» **JOB**
Would you write out the listing verbatim and skip every picture in it?

# Start of INFORMATION PROVIDED

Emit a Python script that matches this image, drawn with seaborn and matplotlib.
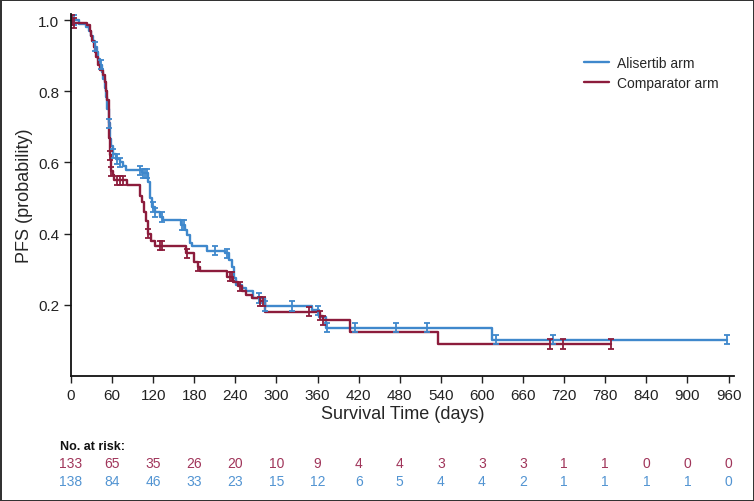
import numpy as np
import pandas as pd
import matplotlib.pyplot as plt
import matplotlib.transforms as mtransforms
import seaborn as sns

# step points (day, survival after the step)
ali_t = [0, 12, 22, 26, 29, 32, 35, 38, 40, 42, 45, 47, 49, 51, 53, 55, 57, 59, 62, 66,
         71, 76, 80, 104, 113, 115, 118, 123, 130, 134, 160, 166, 169, 173, 176, 198,
         225, 231, 235, 238, 241, 250, 256, 265, 283, 352, 362, 372, 614, 958]
ali_s = [1.0, 0.99, 0.98, 0.97, 0.955, 0.94, 0.925, 0.91, 0.89, 0.875, 0.855, 0.835,
         0.81, 0.785, 0.75, 0.71, 0.665, 0.645, 0.625, 0.61, 0.60, 0.59, 0.578, 0.569,
         0.545, 0.50, 0.475, 0.46, 0.447, 0.438, 0.424, 0.41, 0.396, 0.375, 0.365, 0.352,
         0.345, 0.325, 0.307, 0.275, 0.256, 0.247, 0.238, 0.219, 0.197, 0.185, 0.165,
         0.136, 0.102, 0.102]
ali_cens = [5, 35, 44, 56, 62, 67, 72, 100, 105, 108, 111, 119, 123, 133, 162, 165, 210,
            228, 274, 283, 322, 360, 374, 414, 474, 520, 620, 704, 958]

com_t = [0, 3, 24, 27, 29, 31, 33, 35, 37, 40, 42, 46, 49, 51, 53, 55, 56, 57, 58, 59,
         61, 63, 81, 101, 104, 107, 109, 112, 117, 122, 168, 180, 185, 189, 228, 236,
         244, 250, 256, 264, 276, 283, 363, 368, 408, 536, 788]
com_s = [1.0, 0.992, 0.985, 0.97, 0.955, 0.94, 0.925, 0.91, 0.895, 0.875, 0.86, 0.845,
         0.825, 0.80, 0.775, 0.73, 0.67, 0.62, 0.59, 0.575, 0.565, 0.55, 0.537, 0.505,
         0.49, 0.46, 0.435, 0.40, 0.378, 0.366, 0.345, 0.321, 0.307, 0.295, 0.279, 0.265,
         0.252, 0.238, 0.228, 0.219, 0.21, 0.181, 0.17, 0.157, 0.124, 0.09, 0.09]
com_cens = [2, 5, 57, 59, 67, 72, 76, 112, 130, 133, 170, 185, 232, 235, 246, 276, 280,
            348, 364, 368, 700, 718, 788]

risk_days = list(range(0, 961, 60))
risk_com = [133, 65, 35, 26, 20, 10, 9, 4, 4, 3, 3, 3, 1, 1, 0, 0, 0]
risk_ali = [138, 84, 46, 33, 23, 15, 12, 6, 5, 4, 4, 2, 1, 1, 1, 1, 0]

blue = '#3f88cc'
red = '#8c1c3c'
blue_txt = '#5294d2'
red_txt = '#a0355a'

sns.set_style('ticks')
plt.rcParams['font.family'] = ['Liberation Sans', 'DejaVu Sans']

fig = plt.figure(figsize=(7.54, 5.02), dpi=100)
fig.patch.set_edgecolor('#333333')
fig.patch.set_linewidth(2)
ax = fig.add_axes([0.0942, 0.249, 0.8793, 0.721])

df = pd.concat([
    pd.DataFrame({'day': ali_t, 'surv': ali_s, 'arm': 'Alisertib arm'}),
    pd.DataFrame({'day': com_t, 'surv': com_s, 'arm': 'Comparator arm'}),
])
sns.lineplot(data=df, x='day', y='surv', hue='arm', estimator=None,
             palette={'Alisertib arm': blue, 'Comparator arm': red},
             drawstyle='steps-post', linewidth=1.7, ax=ax)


def surv_at(times, survs, c):
    idx = np.searchsorted(times, c, side='right') - 1
    return survs[max(idx, 0)]


for cens, t, s, col in [(ali_cens, ali_t, ali_s, blue), (com_cens, com_t, com_s, red)]:
    ys = [surv_at(t, s, c) for c in cens]
    ax.errorbar(cens, ys, yerr=0.013, fmt='none', ecolor=col, elinewidth=1.3,
                capsize=2.5, capthick=1.3)

ax.set_xlim(0, 968)
ax.set_ylim(0, 1.017)
ax.set_xticks(risk_days)
ax.set_yticks([0.2, 0.4, 0.6, 0.8, 1.0])
ax.set_yticklabels(['0.2', '0.4', '0.6', '0.8', '1.0'])
ax.tick_params(axis='both', labelsize=11, length=5, width=1, colors='#222222')
for sp in ['left', 'bottom']:
    ax.spines[sp].set_linewidth(1.3)
    ax.spines[sp].set_color('#111111')
sns.despine(ax=ax)
ax.set_xlabel('Survival Time (days)', fontsize=13, labelpad=2)
ax.set_ylabel('PFS (probability)', fontsize=13, labelpad=4)

ax.legend(loc='upper left', bbox_to_anchor=(0.755, 0.92), frameon=False,
          fontsize=10, handlelength=1.8, handletextpad=0.6, labelspacing=0.45)

# risk table
trans = mtransforms.blended_transform_factory(ax.transData, fig.transFigure)
fig.text(0.079, 0.110, 'No. at risk:', fontsize=9, fontweight='bold', va='center',
         ha='left', color='#111111')
for d, rc, ra in zip(risk_days, risk_com, risk_ali):
    ax.text(d, 0.076, str(rc), transform=trans, ha='center', va='center',
            fontsize=10, color=red_txt)
    ax.text(d, 0.040, str(ra), transform=trans, ha='center', va='center',
            fontsize=10, color=blue_txt)

fig.savefig('out.png', dpi=100)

# End of INFORMATION PROVIDED

» **WRITTEN SOLUTION**
Emit a Python script that matches this image, drawn with seaborn and matplotlib.
import numpy as np
import pandas as pd
import matplotlib.pyplot as plt
import matplotlib.transforms as mtransforms
import seaborn as sns

# step points (day, survival after the step)
ali_t = [0, 12, 22, 26, 29, 32, 35, 38, 40, 42, 45, 47, 49, 51, 53, 55, 57, 59, 62, 66,
         71, 76, 80, 104, 113, 115, 118, 123, 130, 134, 160, 166, 169, 173, 176, 198,
         225, 231, 235, 238, 241, 250, 256, 265, 283, 352, 362, 372, 614, 958]
ali_s = [1.0, 0.99, 0.98, 0.97, 0.955, 0.94, 0.925, 0.91, 0.89, 0.875, 0.855, 0.835,
         0.81, 0.785, 0.75, 0.71, 0.665, 0.645, 0.625, 0.61, 0.60, 0.59, 0.578, 0.569,
         0.545, 0.50, 0.475, 0.46, 0.447, 0.438, 0.424, 0.41, 0.396, 0.375, 0.365, 0.352,
         0.345, 0.325, 0.307, 0.275, 0.256, 0.247, 0.238, 0.219, 0.197, 0.185, 0.165,
         0.136, 0.102, 0.102]
ali_cens = [5, 35, 44, 56, 62, 67, 72, 100, 105, 108, 111, 119, 123, 133, 162, 165, 210,
            228, 274, 283, 322, 360, 374, 414, 474, 520, 620, 704, 958]

com_t = [0, 3, 24, 27, 29, 31, 33, 35, 37, 40, 42, 46, 49, 51, 53, 55, 56, 57, 58, 59,
         61, 63, 81, 101, 104, 107, 109, 112, 117, 122, 168, 180, 185, 189, 228, 236,
         244, 250, 256, 264, 276, 283, 363, 368, 408, 536, 788]
com_s = [1.0, 0.992, 0.985, 0.97, 0.955, 0.94, 0.925, 0.91, 0.895, 0.875, 0.86, 0.845,
         0.825, 0.80, 0.775, 0.73, 0.67, 0.62, 0.59, 0.575, 0.565, 0.55, 0.537, 0.505,
         0.49, 0.46, 0.435, 0.40, 0.378, 0.366, 0.345, 0.321, 0.307, 0.295, 0.279, 0.265,
         0.252, 0.238, 0.228, 0.219, 0.21, 0.181, 0.17, 0.157, 0.124, 0.09, 0.09]
com_cens = [2, 5, 57, 59, 67, 72, 76, 112, 130, 133, 170, 185, 232, 235, 246, 276, 280,
            348, 364, 368, 700, 718, 788]

risk_days = list(range(0, 961, 60))
risk_com = [133, 65, 35, 26, 20, 10, 9, 4, 4, 3, 3, 3, 1, 1, 0, 0, 0]
risk_ali = [138, 84, 46, 33, 23, 15, 12, 6, 5, 4, 4, 2, 1, 1, 1, 1, 0]

blue = '#3f88cc'
red = '#8c1c3c'
blue_txt = '#5294d2'
red_txt = '#a0355a'

sns.set_style('ticks')
plt.rcParams['font.family'] = ['Liberation Sans', 'DejaVu Sans']

fig = plt.figure(figsize=(7.54, 5.02), dpi=100)
fig.patch.set_edgecolor('#333333')
fig.patch.set_linewidth(2)
ax = fig.add_axes([0.0942, 0.249, 0.8793, 0.721])

df = pd.concat([
    pd.DataFrame({'day': ali_t, 'surv': ali_s, 'arm': 'Alisertib arm'}),
    pd.DataFrame({'day': com_t, 'surv': com_s, 'arm': 'Comparator arm'}),
])
sns.lineplot(data=df, x='day', y='surv', hue='arm', estimator=None,
             palette={'Alisertib arm': blue, 'Comparator arm': red},
             drawstyle='steps-post', linewidth=1.7, ax=ax)


def surv_at(times, survs, c):
    idx = np.searchsorted(times, c, side='right') - 1
    return survs[max(idx, 0)]


for cens, t, s, col in [(ali_cens, ali_t, ali_s, blue), (com_cens, com_t, com_s, red)]:
    ys = [surv_at(t, s, c) for c in cens]
    ax.errorbar(cens, ys, yerr=0.013, fmt='none', ecolor=col, elinewidth=1.3,
                capsize=2.5, capthick=1.3)

ax.set_xlim(0, 968)
ax.set_ylim(0, 1.017)
ax.set_xticks(risk_days)
ax.set_yticks([0.2, 0.4, 0.6, 0.8, 1.0])
ax.set_yticklabels(['0.2', '0.4', '0.6', '0.8', '1.0'])
ax.tick_params(axis='both', labelsize=11, length=5, width=1, colors='#222222')
for sp in ['left', 'bottom']:
    ax.spines[sp].set_linewidth(1.3)
    ax.spines[sp].set_color('#111111')
sns.despine(ax=ax)
ax.set_xlabel('Survival Time (days)', fontsize=13, labelpad=2)
ax.set_ylabel('PFS (probability)', fontsize=13, labelpad=4)

ax.legend(loc='upper left', bbox_to_anchor=(0.755, 0.92), frameon=False,
          fontsize=10, handlelength=1.8, handletextpad=0.6, labelspacing=0.45)

# risk table
trans = mtransforms.blended_transform_factory(ax.transData, fig.transFigure)
fig.text(0.079, 0.110, 'No. at risk:', fontsize=9, fontweight='bold', va='center',
         ha='left', color='#111111')
for d, rc, ra in zip(risk_days, risk_com, risk_ali):
    ax.text(d, 0.076, str(rc), transform=trans, ha='center', va='center',
            fontsize=10, color=red_txt)
    ax.text(d, 0.040, str(ra), transform=trans, ha='center', va='center',
            fontsize=10, color=blue_txt)

fig.savefig('out.png', dpi=100)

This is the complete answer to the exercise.